Tuesday, August 05, 2008

O Inferno dos Outros

Voltando do trabalho com o bom humor de quem está a poucos minutos de um delicioso almoço, vejo um cãozinho hesitante no meio da rua, na frente do carro à minha esquerda, que parou para evitar o "laticínio". O bicho ameaça entrar na minha faixa, paro o carro também, assim como o carro à minha direita. O cãozinho então desaparece da minha vista, e após alguns instantes eu e o da direita damos partida, no que ouvimos os ganidos de dor do bichinho atingido. Não sei qual de nós o acertou, nem se ele sobreviveu. Sei que o desespero do animal, correndo em círculos e gemendo alto, ficou impresso em minha mente, destruindo o bem-estar que me acompanhava na ocasião.

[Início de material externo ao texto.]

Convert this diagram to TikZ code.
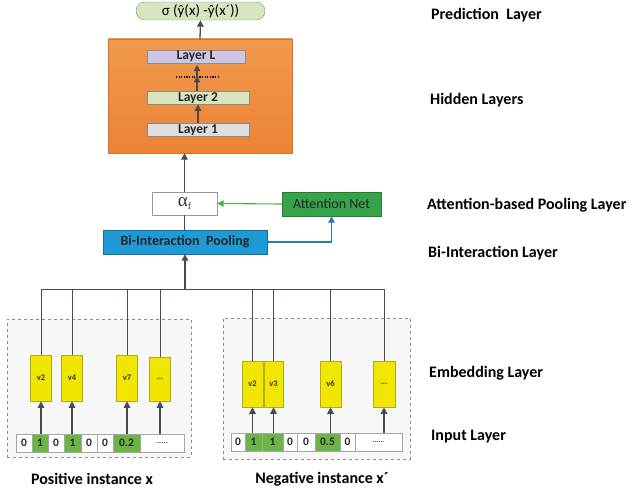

Viajando com um amigo, a conversa desagua no caso do primo dele, que anda deslumbrado com drogas e bandidos, matando os pais de desgosto com a impenetrável questão: onde erramos? O primo teve acesso ao melhor que a classe média pode oferecer. Na ânsia por respostas, especula-se sobre a revolta dele ao se descobrir adotado, sobre o excesso de liberdade concedido pelos pais, sobre a falta de uma atitude mais enérgica para recolocá-lo nos trilhos quando começou a descarrilhar... É imposssível medir o peso de cada fator no descaminho do primo, e "o que aconteceria se..." é uma pergunta tão inevitável quanto inútil.

Ao falar sobre o sofrimento do tio, que deixa ele próprio penalizado, meu amigo apontou que o primo não está nem aí para isso. E aqui chegamos ao que me parece o X da questão: a capacidade de se sensibilizar com a dor alheia. A imagem do cachorrinho, que tanto me abalou, provavelmente seria recebida com indiferença pelo primo.

Pesquisas recentes indicam que essa capacidade é determinada geneticamente: ao examinar o cérebro de vários psicopatas, os cientistas notaram um traço em comum: a ausência de uma substância necessária para o bom funcionamento da área cerebral responsável pela sensibilidade ao sofrimento dos outros.

É impossível medir separadamente o peso da genética e do ambiente na construção da personalidade. Nos sentimos melhor acreditando na predominância do meio, pela possibilidade de mudanças, melhoras... É doloroso aceitar que nosso precioso livre-arbítrio, ou as escolhas dos nossos pais, respondem muito menos pelo que somos do que nossos cromossomos. Principalmente quando é nosso filho quem ignora nossos ganidos e nossas corridas em círculos para tentar ajudá-lo.

3 comments:

Unknown said...

Duas vertentes determinam nosso ser:

1) Cromossomos
2) Como somos

A propósito, qual o nome da substância e que fruta ou legume a gente tem que comer para obtê-la?

Isso é importante!

Abraço,

Silvio.

Anonymous said...

O problema é como aceitar que, mesmo convencido da prevalência genética, não se há o que fazer. Como ser indiferente aos indiferentes com quem nos relacionamos?? Grande Texto, Grande abraço, Berna das quebradas!

Rafael said...

Você é tão sensível ao sofrimento da sua mãe quanto é ao dos cachorrinhos? Você tem tanto calo na sua mão quanto no seu pé? Quando você ler Proust, vai conhecer na empregada que povoou a casa da infância dele a capacidade de se importar tanto com o sofrimento do desconhecido quão pouco com o do conhecido.